Consider the measure space $\big(\mathbb{R_+},\mathcal{B}(\mathbb{R_+}),\mu\big)$, $\; b=\mu (\mathbb{R_+})$, possibly $b=+\infty$. Also assume $\mu\big([0,t]\big)<\infty \; \; \forall t \in \mathbb{R_+}$.
Define
\begin{equation} c(t)=\mu\big([0,t]\big), \;\; t \in \mathbb{R_+} \end{equation}
Provided that $c$ is non-decreasing, show that $c$ is right-continuous, i.e., show that for any sequence $(t_n)_{n=1}^{\infty} \subset \mathbb{R_+}$ such that $t_n \searrow t \in \mathbb{R_+}$, it holds \begin{equation} c(t_n) \searrow c(t) \end{equation}
This question is taken from exercise I.5.14 of "Probability and Stochastics" by E. Cinlar.
My attempt
I would rely on the sequential continuity of measures, but it only holds for increasing sequences of sets if the measure $\mu$ is not finite. Precisely, I would like to write as follows:
Fix $t \in \mathbb{R_+}$ and consider any sequence $(t_n)_{n=1}^{\infty} \subset \mathbb{R_+}$ decreasing to $t$. Then
\begin{equation} t_n \searrow t \implies [0,t_n] \searrow [0,t] \implies \mu\big([0,t_n]\big) \searrow \mu\big([0,t]\big) \implies c(t_n) \searrow c(t) \end{equation}
But in fact sequential continuity of measures is defined for increasing sequences of sets, and it can be applied to decreasing sequences of sets only when $\mu\big(\mathbb{R}\big) = b < \infty$, so that
\begin{equation} \mu\big([0,t_n]\big) = b - \mu\big((t_n, \infty]\big) \searrow b - \mu\big((t,\infty]\big) = \mu\big([0,t]\big) \end{equation}
because I could apply sequential continuity of $\mu$ on the increasing sequence of sets $(t_n, \infty])$ so that
\begin{equation} \mu\big((t_n, \infty]\big) \nearrow \mu\big((t,\infty]\big) \end{equation}
So, not only I cannot apply sequential continuity to decreasing sequences in order to get right-continuity of $c$ when $\mu\big(\mathbb{R}\big)=\infty$, but I even get left-continuity of $c$ from the sequential continuity of $\mu$ over increasing sequences of sets.

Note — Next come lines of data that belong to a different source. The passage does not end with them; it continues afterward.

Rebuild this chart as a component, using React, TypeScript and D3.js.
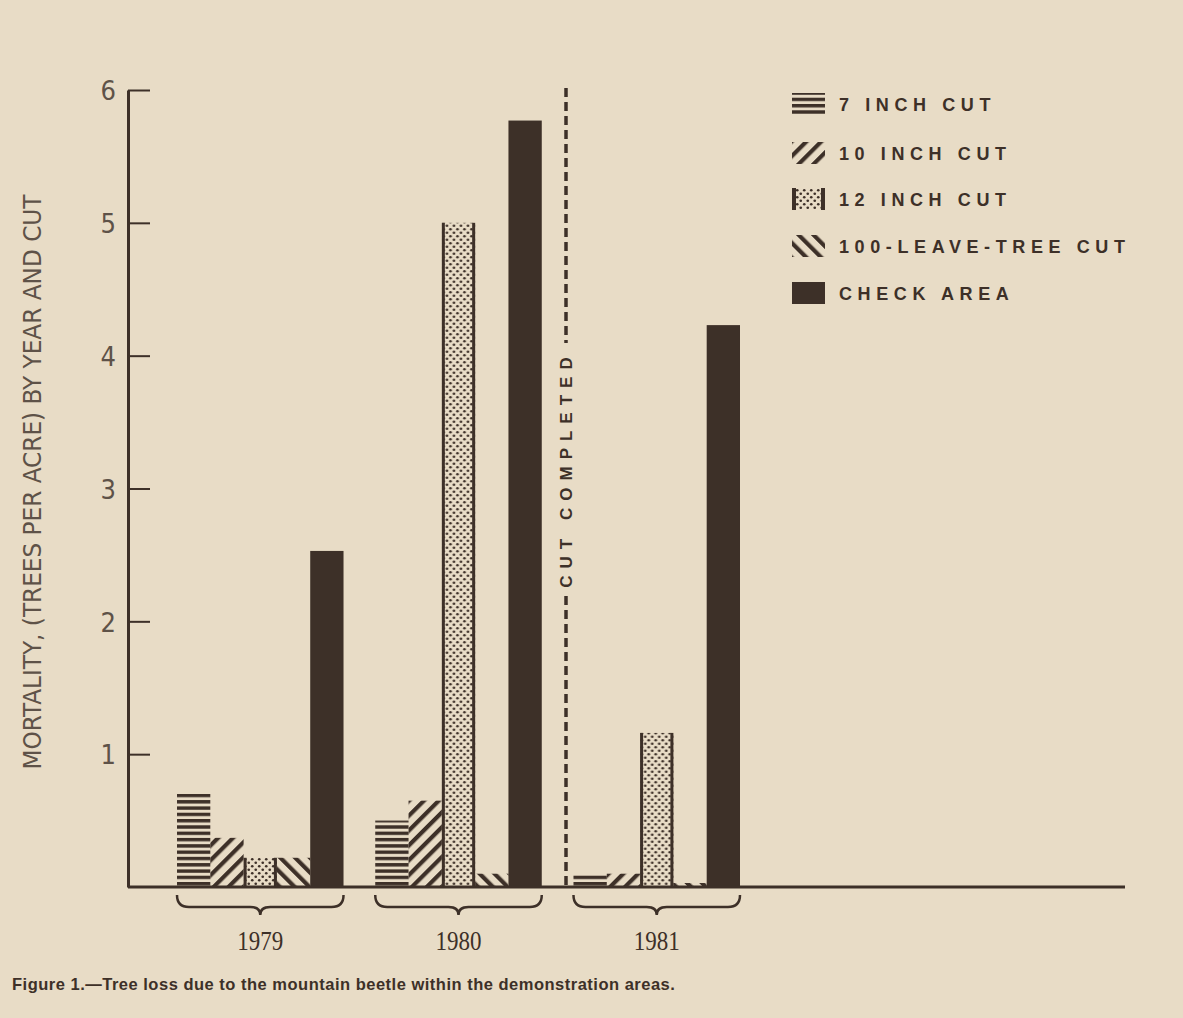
import * as d3 from 'd3';
import { useEffect, useRef } from 'react';

const years = ['1979', '1980', '1981'];
const series = ['7 INCH CUT', '10 INCH CUT', '12 INCH CUT', '100-LEAVE-TREE CUT', 'CHECK AREA'];
const sevenInch = [0.7, 0.5, 0.1];
const tenInch = [0.37, 0.65, 0.1];
const twelveInch = [0.22, 5.0, 1.16];
const leaveTree = [0.22, 0.1, 0.03];
const checkArea = [2.53, 5.77, 4.23];
const yTicks = [1, 2, 3, 4, 5, 6];

const values = [sevenInch, tenInch, twelveInch, leaveTree, checkArea];
const fills = ['url(#hstripe)', 'url(#fdiag)', 'url(#dots)', 'url(#bdiag)', '#3d3028'];

const INK = '#3d3028';
const PAPER = '#e8dcc6';
const GREY = '#5e5248';

const W = 1183,
    H = 1018;

export default function App() {
    const axisRef = useRef(null);

    const y = d3.scaleLinear().domain([0, 6]).range([887, 90]);
    const x0 = d3.scaleBand().domain(years).range([177, 740]).paddingInner(0.16);
    const x1 = d3.scaleBand().domain(series).range([0, x0.bandwidth()]);

    useEffect(() => {
        const g = d3.select(axisRef.current);
        g.selectAll('*').remove();
        g.call(
            d3.axisLeft(y).tickValues(yTicks).tickSizeInner(-22).tickSizeOuter(0).tickPadding(12).tickFormat(d3.format('d'))
        );
        g.select('.domain').attr('stroke', INK).attr('stroke-width', 3);
        g.selectAll('.tick line').attr('stroke', INK).attr('stroke-width', 2);
        g.selectAll('.tick text')
            .attr('fill', GREY)
            .attr('font-family', '"Liberation Sans Narrow", "DejaVu Sans Condensed", sans-serif')
            .attr('font-size', 27)
            .attr('dy', '0.36em');
    }, [y]);

    const brace = (a: number, b: number) => {
        const m = (a + b) / 2;
        const p = d3.path();
        p.moveTo(a, 895);
        p.quadraticCurveTo(a, 907, a + 12, 907);
        p.lineTo(m - 10, 907);
        p.quadraticCurveTo(m, 907, m, 915);
        p.quadraticCurveTo(m, 907, m + 10, 907);
        p.lineTo(b - 12, 907);
        p.quadraticCurveTo(b, 907, b, 895);
        return p.toString();
    };

    const legendY = [104, 153, 199, 246, 293];

    return (
        <svg width={W} height={H} style={{ position: 'absolute', left: 0, top: 0 }}>
            <defs>
                <pattern id="hstripe" patternUnits="userSpaceOnUse" width="10" height="6.3">
                    <rect x="0" y="0" width="10" height="3.4" fill={INK} />
                </pattern>
                <pattern id="fdiag" patternUnits="userSpaceOnUse" width="10.5" height="10" patternTransform="rotate(45)">
                    <rect x="0" y="0" width="4.2" height="10" fill={INK} />
                </pattern>
                <pattern id="bdiag" patternUnits="userSpaceOnUse" width="10.5" height="10" patternTransform="rotate(-45)">
                    <rect x="0" y="0" width="4.2" height="10" fill={INK} />
                </pattern>
                <pattern id="dots" patternUnits="userSpaceOnUse" width="7" height="7">
                    <circle cx="1.75" cy="1.75" r="1.35" fill={INK} />
                    <circle cx="5.25" cy="5.25" r="1.35" fill={INK} />
                </pattern>
            </defs>
            <rect width={W} height={H} fill={PAPER} />

            {/* y axis title */}
            <text
                transform="translate(41,482) rotate(-90)"
                textAnchor="middle"
                fill={GREY}
                fontFamily='"Liberation Sans Narrow", "DejaVu Sans Condensed", sans-serif'
                fontSize={25}
                textLength={575}
                lengthAdjust="spacingAndGlyphs"
            >
                MORTALITY, (TREES PER ACRE) BY YEAR AND CUT
            </text>

            {/* bars */}
            {years.map((yr, i) => (
                <g key={yr} transform={`translate(${x0(yr)},0)`}>
                    {series.map((s, j) => {
                        const bx = x1(s)!;
                        const top = y(values[j][i]);
                        const h = y(0) - top;
                        return (
                            <g key={s}>
                                <rect x={bx} y={top} width={x1.bandwidth()} height={h} fill={fills[j]} />
                                {j === 2 && (
                                    <>
                                        <rect x={bx} y={top} width={3} height={h} fill={INK} />
                                        <rect x={bx + x1.bandwidth() - 3} y={top} width={3} height={h} fill={INK} />
                                    </>
                                )}
                            </g>
                        );
                    })}
                </g>
            ))}

            {/* baseline */}
            <line x1={128} x2={1125} y1={y(0)} y2={y(0)} stroke={INK} strokeWidth={3} />
            <g ref={axisRef} transform="translate(128,0)" />

            {/* braces and year labels */}
            {years.map((yr) => {
                const a = x0(yr)!;
                const b = a + x0.bandwidth();
                return (
                    <g key={yr}>
                        <path d={brace(a, b)} fill="none" stroke={INK} strokeWidth={2.5} />
                        <text
                            x={(a + b) / 2}
                            y={950}
                            textAnchor="middle"
                            fill={INK}
                            fontFamily='"Liberation Serif", "DejaVu Serif", serif'
                            fontSize={27}
                            textLength={46}
                            lengthAdjust="spacingAndGlyphs"
                        >
                            {yr}
                        </text>
                    </g>
                );
            })}

            {/* cut completed divider */}
            <line x1={566} x2={566} y1={88} y2={343} stroke={INK} strokeWidth={3.5} strokeDasharray="9 5" />
            <line x1={566} x2={566} y1={596} y2={887} stroke={INK} strokeWidth={3.5} strokeDasharray="9 5" />
            <text
                transform="translate(572,469) rotate(-90)"
                textAnchor="middle"
                fill={INK}
                fontFamily='"Liberation Sans", Arial, sans-serif'
                fontWeight="bold"
                fontSize={17}
                letterSpacing={7}
            >
                CUT COMPLETED
            </text>

            {/* legend */}
            {series.map((s, j) => (
                <g key={s} transform={`translate(792,${legendY[j]})`}>
                    <rect x={0} y={-11} width={33} height={22} fill={fills[j]} />
                    {j === 2 && (
                        <>
                            <rect x={0} y={-11} width={4} height={22} fill={INK} />
                            <rect x={29} y={-11} width={4} height={22} fill={INK} />
                        </>
                    )}
                    <text
                        x={47}
                        y={7}
                        fill={INK}
                        fontFamily='"Liberation Sans", Arial, sans-serif'
                        fontWeight="bold"
                        fontSize={18}
                        letterSpacing={5.6}
                    >
                        {s}
                    </text>
                </g>
            ))}

            {/* caption */}
            <text
                x={12}
                y={990}
                fill={INK}
                fontFamily='"Liberation Sans", Arial, sans-serif'
                fontWeight="bold"
                fontSize={16.5}
                letterSpacing={0.5}
            >
                Figure 1.—Tree loss due to the mountain beetle within the demonstration areas.
            </text>
        </svg>
    );
}
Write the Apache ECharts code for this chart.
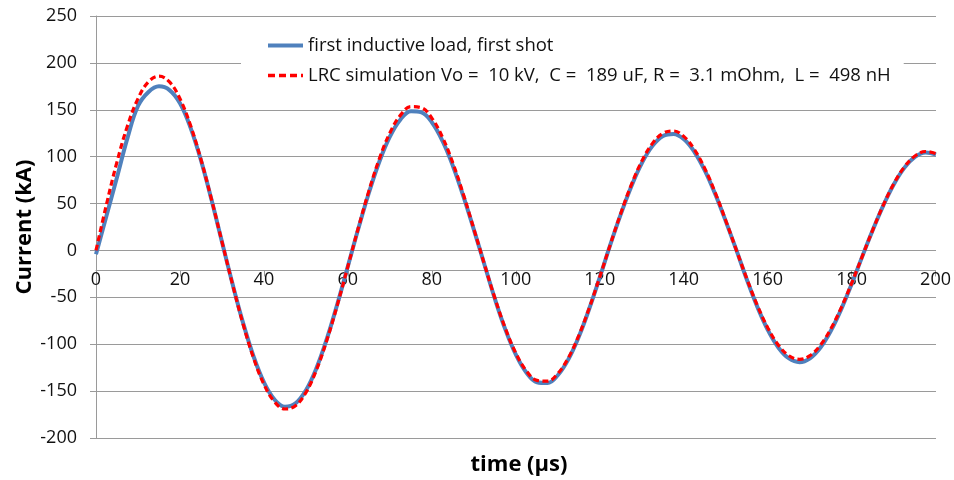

Any help in proving the right-continuity of $c$ would be much appreciated, as I have been stuck on this for a while.
Let $t_0\in\mathbb R_+$ be given, and $t_n\downarrow t_0$. Since we assume $\mu([0,t])<\infty$ for every $t$, by assumption, $\mu([0,t_0+1])<\infty$. There exists $N = N(t_0)$ such that for $n>N(t_0)$, we have $t_n<t_0+1$. Therefore, without loss of generality, we can replace $\mu$ with the restricted measure $d\mu' = 1_{[0,t_0+1]}d\mu$, where $\mu'$ is now a finite measure on $\mathbb R_+$ with $\mu'([0,s]) = \mu([0,s])$ for all $s\le t_0+1$. In particular, $\mu'([0,t_n]) = \mu([0,t_n])$ for all $n > N(t_0)$.
By what's written above, it suffices to prove the claim for the finite measure $\mu'$, which I assume you know how to handle by taking complements and using continuity from below of measures. The key to this reduction is that the continuity is a "local" statement, and the measure you are given in the assumption is "locally finite."